Channel Strategy that Builds Brands, and Sales
For consumer brands, where you sell can matter as much as what you sell.
Brick and mortar, direct-to-consumer, and Amazon each offer unique opportunities—but also trade-offs. And while you don’t need to be everywhere, how you show up in each channel can either build long-term brand value or quietly chip away at it.
If you're thinking about how to grow without losing what makes your brand special, this piece shares what I’ve learned about managing multi-channel strategies—from DTC to retail shelves to Amazon.
Can a brand succeed without all three legs of the stool? Absolutely. But before ruling out any channel, it’s worth thinking about how your end-user shops and where your brand needs to be to meet their expectations. Creating a mix of retail avenues tailored to your consumer’s shopping habits increases access to your brand and provides a palette for relevant marketing activities and brand storytelling.
As a marketing partner to the sales team and the leader of the direct-to-consumer effort at Superfeet, we were in constant conversations about how to best serve our end-users and how to set each retail channel up for success. We were lucky to have highly engaged retail partners who had strong opinions on what they needed to be successful. By carefully managing each channel with the bigger picture in mind, we were able to deliver steady growth across all three channels, resulting in brand resilience and increased reach.
Looking back, there were some core principles that helped us organize our energy into a successful growth strategy—and a few things I wish I’d known earlier when I started managing our e-com team.
Have a point of view on the role each retail channel plays for building your brand
I like to think of traditional retail as an awareness engine, DTC as a brand hub and loyalty driver, and Amazon as a convenience play and volume opportunity. With a clear point of view on the purpose of each channel, you can tailor assortment, advertising, promotions, and messaging specifically for the role each channel plays—providing shoppers with easy decision-making and an intentional brand experience while deliberately using each channel to add to your brand strength.
Understand how to maximize the value of each channel to deliver the best consumer experience
Traditional retail immerses the end-user, framing your product against a backdrop of related products in a curated shopping experience. It offers personal touch and a path to trusted recommendations. Shoppers who seek out a physical retail environment are often there for community and expert advice. Help retailers elevate this experience with premium product, staff training, retail displays, and promotional dollars—so your retailers can do what they do best: create community and provide expert advice on what their shoppers need to achieve their goals.
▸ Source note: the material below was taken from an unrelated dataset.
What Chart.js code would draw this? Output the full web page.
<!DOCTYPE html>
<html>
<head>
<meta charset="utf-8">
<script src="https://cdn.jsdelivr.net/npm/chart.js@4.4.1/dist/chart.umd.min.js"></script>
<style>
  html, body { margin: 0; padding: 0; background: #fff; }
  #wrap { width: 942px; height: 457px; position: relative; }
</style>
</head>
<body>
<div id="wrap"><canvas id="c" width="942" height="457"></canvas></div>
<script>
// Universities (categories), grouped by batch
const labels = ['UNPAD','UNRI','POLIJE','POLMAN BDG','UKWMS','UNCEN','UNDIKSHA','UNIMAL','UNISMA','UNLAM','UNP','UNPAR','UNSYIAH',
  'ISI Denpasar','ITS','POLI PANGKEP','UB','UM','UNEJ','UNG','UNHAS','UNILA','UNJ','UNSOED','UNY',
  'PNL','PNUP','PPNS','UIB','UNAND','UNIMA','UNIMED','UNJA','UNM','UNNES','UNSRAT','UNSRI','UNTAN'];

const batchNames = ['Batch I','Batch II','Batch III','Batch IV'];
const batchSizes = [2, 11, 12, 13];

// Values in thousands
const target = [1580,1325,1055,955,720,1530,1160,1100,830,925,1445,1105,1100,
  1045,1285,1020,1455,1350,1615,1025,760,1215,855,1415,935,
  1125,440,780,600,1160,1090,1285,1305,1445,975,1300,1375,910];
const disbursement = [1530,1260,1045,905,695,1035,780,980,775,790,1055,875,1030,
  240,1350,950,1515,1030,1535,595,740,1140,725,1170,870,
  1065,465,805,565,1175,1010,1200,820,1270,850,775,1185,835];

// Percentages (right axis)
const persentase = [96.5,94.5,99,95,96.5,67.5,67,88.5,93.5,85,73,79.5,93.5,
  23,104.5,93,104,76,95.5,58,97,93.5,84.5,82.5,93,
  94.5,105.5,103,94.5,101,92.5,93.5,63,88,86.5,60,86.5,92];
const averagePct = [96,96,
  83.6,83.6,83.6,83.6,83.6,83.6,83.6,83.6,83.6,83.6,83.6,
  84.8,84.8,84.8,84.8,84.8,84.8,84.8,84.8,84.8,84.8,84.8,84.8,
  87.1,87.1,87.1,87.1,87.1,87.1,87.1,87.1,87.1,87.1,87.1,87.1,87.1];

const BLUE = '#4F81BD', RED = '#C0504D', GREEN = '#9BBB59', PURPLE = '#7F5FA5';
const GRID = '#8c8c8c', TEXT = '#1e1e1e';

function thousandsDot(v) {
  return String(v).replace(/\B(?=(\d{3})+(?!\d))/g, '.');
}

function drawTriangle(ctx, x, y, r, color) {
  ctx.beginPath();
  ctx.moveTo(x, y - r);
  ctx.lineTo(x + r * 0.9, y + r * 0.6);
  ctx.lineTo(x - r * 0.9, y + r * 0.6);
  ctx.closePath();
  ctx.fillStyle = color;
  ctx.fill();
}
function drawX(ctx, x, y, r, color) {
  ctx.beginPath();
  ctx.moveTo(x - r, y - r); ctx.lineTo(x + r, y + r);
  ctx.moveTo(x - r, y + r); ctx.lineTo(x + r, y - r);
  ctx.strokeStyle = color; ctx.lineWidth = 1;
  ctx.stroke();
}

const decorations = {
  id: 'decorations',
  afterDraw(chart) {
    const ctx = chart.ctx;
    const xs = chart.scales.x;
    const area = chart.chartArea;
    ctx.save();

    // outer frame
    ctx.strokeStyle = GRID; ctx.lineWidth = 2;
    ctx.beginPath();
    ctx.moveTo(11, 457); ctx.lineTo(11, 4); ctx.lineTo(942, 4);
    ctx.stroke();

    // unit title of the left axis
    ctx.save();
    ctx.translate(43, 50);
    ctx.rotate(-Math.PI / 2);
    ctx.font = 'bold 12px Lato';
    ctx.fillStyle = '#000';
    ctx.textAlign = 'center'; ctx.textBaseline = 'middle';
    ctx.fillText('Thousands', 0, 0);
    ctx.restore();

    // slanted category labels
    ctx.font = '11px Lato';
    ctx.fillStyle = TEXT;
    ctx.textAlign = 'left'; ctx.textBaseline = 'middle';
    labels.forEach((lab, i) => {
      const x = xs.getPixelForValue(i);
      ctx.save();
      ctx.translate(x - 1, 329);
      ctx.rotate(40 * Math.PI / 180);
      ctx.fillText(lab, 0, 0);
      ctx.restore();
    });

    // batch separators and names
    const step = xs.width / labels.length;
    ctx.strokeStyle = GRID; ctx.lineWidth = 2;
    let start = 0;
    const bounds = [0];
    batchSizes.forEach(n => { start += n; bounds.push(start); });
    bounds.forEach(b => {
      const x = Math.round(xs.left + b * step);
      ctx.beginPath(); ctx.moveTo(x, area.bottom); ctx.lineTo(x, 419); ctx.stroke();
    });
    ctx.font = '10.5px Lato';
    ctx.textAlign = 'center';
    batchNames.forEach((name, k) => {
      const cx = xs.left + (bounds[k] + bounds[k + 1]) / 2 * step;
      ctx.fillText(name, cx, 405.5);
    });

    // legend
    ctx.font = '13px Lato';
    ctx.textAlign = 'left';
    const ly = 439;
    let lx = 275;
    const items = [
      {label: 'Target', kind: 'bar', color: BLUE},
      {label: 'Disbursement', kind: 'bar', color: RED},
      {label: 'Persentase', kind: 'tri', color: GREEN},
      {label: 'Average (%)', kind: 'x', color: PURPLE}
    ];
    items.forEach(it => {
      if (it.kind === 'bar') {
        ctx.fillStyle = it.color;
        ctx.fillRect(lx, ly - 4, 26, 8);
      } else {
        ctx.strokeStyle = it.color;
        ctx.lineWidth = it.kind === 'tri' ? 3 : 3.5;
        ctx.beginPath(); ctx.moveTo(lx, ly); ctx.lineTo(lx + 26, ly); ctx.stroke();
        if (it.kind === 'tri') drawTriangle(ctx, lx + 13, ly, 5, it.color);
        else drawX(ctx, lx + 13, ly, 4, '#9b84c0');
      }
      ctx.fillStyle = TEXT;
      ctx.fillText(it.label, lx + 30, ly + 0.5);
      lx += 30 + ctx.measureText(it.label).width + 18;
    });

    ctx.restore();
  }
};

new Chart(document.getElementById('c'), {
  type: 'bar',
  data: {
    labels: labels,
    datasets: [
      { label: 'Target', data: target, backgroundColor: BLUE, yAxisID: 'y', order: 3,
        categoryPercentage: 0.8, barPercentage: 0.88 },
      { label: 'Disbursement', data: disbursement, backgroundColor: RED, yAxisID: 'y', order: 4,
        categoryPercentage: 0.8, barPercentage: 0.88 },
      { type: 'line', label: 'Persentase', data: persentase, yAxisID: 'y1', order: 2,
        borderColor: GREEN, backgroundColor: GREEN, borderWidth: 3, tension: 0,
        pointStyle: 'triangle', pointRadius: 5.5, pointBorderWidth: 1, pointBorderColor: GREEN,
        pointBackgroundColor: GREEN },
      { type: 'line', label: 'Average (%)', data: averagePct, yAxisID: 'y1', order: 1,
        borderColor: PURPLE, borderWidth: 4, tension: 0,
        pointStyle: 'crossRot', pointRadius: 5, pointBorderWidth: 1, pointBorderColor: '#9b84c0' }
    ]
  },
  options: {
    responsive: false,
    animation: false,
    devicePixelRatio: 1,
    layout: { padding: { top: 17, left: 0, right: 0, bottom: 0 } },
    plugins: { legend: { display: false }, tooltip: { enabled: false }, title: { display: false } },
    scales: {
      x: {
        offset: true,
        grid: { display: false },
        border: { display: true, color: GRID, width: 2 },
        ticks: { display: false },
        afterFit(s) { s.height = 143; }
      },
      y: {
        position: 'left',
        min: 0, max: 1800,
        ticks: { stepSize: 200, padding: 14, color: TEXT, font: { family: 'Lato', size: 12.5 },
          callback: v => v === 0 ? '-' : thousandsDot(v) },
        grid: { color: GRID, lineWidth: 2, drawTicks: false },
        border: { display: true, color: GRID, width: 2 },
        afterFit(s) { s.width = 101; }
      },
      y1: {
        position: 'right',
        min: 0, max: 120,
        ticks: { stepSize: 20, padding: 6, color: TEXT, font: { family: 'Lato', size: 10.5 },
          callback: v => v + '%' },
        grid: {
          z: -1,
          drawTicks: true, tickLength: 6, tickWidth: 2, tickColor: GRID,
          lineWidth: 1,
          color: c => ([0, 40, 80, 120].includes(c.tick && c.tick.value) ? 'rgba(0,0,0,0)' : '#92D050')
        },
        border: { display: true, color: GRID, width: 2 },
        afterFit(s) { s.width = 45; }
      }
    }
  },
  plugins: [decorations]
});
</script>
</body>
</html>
Traditional retail drives discovery.
A brand website is an opportunity to provide a comprehensive brand experience with the widest product range, deep product and brand information, and easy access to customer service. Make your site sticky and build engagement opportunities throughout the shopping experience. Your branded website is the place where you own the consumer journey—and where you can collect the data needed to establish direct consumer connections and build lasting relationships with your end-users. Your website is your brand home.
Amazon is the convenient path to purchase. It provides reach in a shopping environment that has high buyer trust—but it comes with limited control over your brand experience. Offer your highest volume products on Amazon and don’t overwhelm shoppers with too many nuanced choices. By keeping your focus tight, you create the opportunity to focus your on-platform marketing and advertising efforts drive the maximum number of eyeballs, and reduce the number of decisions a person needs to make between browsing and purchase. Amazon can be a very important sales channel, but it is not a substitute for an owned brand experience or the authenticity of brick and mortar.
Consistency is key
Regardless of where your products are being sold, use consistent brand language and imagery, keep your pricing consistent, and build banks of positive consumer reviews. Variations in product names and prices create confusion that can lose the sale.
Know what you expect each channel to deliver & establish that structure early
You don’t have to be everywhere. But if you're going to be in multiple places, do it with intention. It’s easier to take the time to plan than to roll back a channel. Your website isn’t a mini-Amazon. Amazon isn’t your homepage. Retailers aren’t just extensions of your sales team.
Aligning sales and marketing around your channel strategy provides a map for making smart investments of brand resources. Affirm your channel strategy during your annual planning period to create clarity, discipline, and to drive proactive decision-making. Set goals by channel, not just in aggregate. And don’t get distracted by top-line revenue if the margins or brand equity are getting squeezed.
The brands that get it right aren’t chasing growth at all costs.
They’re making deliberate decisions—channel by channel—to serve the consumer in the best possible way, protect their values, their customer relationships, and their bottom line.